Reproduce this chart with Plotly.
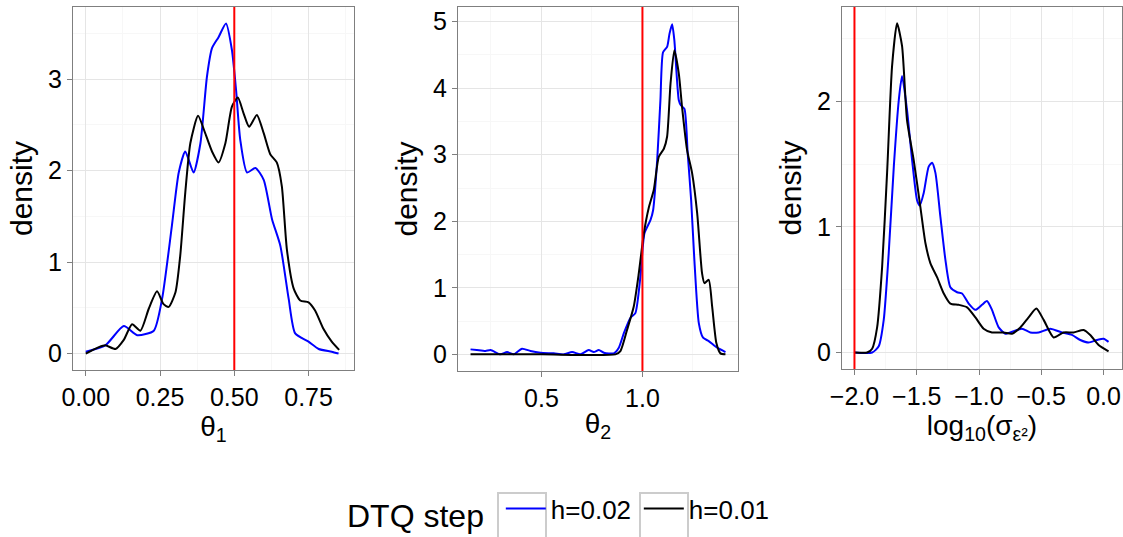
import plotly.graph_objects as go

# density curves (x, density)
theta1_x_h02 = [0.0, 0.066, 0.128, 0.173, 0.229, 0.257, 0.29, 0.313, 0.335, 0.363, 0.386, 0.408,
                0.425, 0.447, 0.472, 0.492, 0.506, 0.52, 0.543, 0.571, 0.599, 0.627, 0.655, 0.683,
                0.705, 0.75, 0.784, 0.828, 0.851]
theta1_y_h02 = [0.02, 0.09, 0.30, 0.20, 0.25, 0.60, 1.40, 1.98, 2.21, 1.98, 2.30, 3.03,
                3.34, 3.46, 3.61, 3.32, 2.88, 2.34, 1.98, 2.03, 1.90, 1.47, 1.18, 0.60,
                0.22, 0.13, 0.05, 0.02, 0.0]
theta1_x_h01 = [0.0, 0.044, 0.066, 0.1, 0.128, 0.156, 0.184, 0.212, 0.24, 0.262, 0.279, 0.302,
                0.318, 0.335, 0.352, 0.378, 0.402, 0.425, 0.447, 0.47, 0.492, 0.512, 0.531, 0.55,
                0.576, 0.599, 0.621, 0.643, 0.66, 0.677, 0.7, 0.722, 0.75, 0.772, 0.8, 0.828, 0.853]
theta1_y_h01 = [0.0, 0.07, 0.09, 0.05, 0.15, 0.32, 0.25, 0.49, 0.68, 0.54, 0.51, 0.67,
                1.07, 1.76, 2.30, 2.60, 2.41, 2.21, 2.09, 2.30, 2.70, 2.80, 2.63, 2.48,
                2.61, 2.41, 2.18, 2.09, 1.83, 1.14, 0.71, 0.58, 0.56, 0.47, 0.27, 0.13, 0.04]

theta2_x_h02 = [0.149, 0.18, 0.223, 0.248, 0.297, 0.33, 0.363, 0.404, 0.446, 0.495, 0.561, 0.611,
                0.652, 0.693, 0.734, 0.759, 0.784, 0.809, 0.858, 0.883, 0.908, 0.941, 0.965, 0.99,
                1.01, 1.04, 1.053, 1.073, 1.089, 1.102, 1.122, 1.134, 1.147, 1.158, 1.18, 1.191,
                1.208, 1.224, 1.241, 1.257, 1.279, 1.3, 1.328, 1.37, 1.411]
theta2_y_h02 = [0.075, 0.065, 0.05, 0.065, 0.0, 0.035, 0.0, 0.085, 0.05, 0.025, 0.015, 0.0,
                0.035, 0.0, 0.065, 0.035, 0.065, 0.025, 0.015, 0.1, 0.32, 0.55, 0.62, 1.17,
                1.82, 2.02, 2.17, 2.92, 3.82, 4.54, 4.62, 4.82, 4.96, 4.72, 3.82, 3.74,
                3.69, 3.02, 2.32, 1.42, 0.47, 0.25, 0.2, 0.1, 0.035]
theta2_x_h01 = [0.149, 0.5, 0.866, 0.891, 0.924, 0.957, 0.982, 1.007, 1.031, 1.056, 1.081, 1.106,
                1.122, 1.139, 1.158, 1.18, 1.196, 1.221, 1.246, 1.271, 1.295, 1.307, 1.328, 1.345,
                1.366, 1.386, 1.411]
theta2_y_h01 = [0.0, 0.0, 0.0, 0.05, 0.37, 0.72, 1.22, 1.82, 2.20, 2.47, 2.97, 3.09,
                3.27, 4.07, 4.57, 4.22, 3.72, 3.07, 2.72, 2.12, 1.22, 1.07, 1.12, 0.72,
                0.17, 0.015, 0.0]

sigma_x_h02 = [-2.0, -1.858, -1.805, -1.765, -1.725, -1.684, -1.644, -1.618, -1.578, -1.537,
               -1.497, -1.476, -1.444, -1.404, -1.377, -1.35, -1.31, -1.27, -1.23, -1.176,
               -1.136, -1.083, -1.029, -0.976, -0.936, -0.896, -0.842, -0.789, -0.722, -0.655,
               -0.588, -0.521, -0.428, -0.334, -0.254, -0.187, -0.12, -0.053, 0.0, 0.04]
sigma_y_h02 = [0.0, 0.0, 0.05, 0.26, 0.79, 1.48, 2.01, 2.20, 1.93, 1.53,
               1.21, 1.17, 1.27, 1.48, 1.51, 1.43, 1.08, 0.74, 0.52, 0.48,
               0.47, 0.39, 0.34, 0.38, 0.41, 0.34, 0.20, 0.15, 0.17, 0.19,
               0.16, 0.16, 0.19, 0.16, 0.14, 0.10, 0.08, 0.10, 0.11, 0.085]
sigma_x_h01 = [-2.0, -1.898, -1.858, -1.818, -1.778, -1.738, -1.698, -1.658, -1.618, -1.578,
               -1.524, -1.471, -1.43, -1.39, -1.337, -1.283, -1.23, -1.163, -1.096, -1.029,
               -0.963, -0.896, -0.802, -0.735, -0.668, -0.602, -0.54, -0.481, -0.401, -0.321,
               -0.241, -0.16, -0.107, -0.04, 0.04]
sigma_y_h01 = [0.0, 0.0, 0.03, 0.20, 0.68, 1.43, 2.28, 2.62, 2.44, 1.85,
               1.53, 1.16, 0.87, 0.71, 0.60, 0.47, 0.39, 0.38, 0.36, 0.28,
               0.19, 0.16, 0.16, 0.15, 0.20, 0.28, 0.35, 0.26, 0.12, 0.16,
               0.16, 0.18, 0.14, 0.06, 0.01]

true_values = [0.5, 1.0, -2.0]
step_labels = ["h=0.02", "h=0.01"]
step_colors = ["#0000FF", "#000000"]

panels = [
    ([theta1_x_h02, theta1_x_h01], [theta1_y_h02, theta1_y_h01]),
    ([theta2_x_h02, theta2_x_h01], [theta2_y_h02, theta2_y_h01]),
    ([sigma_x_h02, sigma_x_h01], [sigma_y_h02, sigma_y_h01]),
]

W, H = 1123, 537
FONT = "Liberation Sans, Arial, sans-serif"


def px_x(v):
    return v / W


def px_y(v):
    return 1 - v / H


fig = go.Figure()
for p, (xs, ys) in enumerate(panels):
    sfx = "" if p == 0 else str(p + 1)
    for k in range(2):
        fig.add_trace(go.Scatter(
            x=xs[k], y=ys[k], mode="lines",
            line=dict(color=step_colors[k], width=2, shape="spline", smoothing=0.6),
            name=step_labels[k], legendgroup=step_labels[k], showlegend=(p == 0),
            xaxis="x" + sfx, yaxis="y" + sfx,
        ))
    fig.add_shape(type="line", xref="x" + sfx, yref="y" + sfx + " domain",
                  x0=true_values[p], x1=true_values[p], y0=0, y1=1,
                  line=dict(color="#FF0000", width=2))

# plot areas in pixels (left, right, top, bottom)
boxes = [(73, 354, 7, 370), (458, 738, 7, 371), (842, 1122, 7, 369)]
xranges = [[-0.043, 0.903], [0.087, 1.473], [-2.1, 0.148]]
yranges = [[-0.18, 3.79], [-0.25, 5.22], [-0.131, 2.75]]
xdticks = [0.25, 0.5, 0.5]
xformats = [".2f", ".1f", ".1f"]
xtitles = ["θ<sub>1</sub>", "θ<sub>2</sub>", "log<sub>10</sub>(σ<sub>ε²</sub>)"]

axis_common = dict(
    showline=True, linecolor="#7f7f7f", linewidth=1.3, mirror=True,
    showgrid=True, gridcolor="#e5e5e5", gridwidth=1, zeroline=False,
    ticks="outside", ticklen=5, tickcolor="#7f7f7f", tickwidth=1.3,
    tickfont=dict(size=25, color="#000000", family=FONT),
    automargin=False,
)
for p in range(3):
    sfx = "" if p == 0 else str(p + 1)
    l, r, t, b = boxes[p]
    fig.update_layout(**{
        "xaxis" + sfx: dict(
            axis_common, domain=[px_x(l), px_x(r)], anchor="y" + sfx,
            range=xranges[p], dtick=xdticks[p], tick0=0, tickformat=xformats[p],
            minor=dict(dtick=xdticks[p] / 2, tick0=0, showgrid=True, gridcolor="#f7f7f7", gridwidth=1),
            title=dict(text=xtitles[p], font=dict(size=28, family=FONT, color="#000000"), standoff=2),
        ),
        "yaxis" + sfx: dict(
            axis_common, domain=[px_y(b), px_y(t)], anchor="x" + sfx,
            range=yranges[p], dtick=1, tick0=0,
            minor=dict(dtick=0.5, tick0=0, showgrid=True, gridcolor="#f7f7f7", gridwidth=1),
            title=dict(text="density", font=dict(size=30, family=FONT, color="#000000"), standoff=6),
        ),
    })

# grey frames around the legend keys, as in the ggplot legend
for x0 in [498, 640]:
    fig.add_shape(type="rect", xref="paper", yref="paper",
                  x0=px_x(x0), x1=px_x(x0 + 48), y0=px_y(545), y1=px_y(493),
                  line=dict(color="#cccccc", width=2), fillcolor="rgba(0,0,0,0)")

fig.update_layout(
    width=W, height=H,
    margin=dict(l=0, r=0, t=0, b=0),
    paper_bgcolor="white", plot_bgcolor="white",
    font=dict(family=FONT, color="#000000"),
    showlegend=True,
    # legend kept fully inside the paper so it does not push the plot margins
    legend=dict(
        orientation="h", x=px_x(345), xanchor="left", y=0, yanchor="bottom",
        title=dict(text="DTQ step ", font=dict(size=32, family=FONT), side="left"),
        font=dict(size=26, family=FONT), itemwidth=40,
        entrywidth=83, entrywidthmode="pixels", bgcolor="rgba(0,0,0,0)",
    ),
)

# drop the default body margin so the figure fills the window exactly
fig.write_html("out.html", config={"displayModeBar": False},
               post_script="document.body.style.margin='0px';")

+ + + + + + +

**Requirement:** Repeat, with no pictures, each line from the beginning of the data through the line containing "import plotly.graph_objects as go", inclusive.

**Response to this exercise:**
Reproduce this chart with Plotly.
import plotly.graph_objects as go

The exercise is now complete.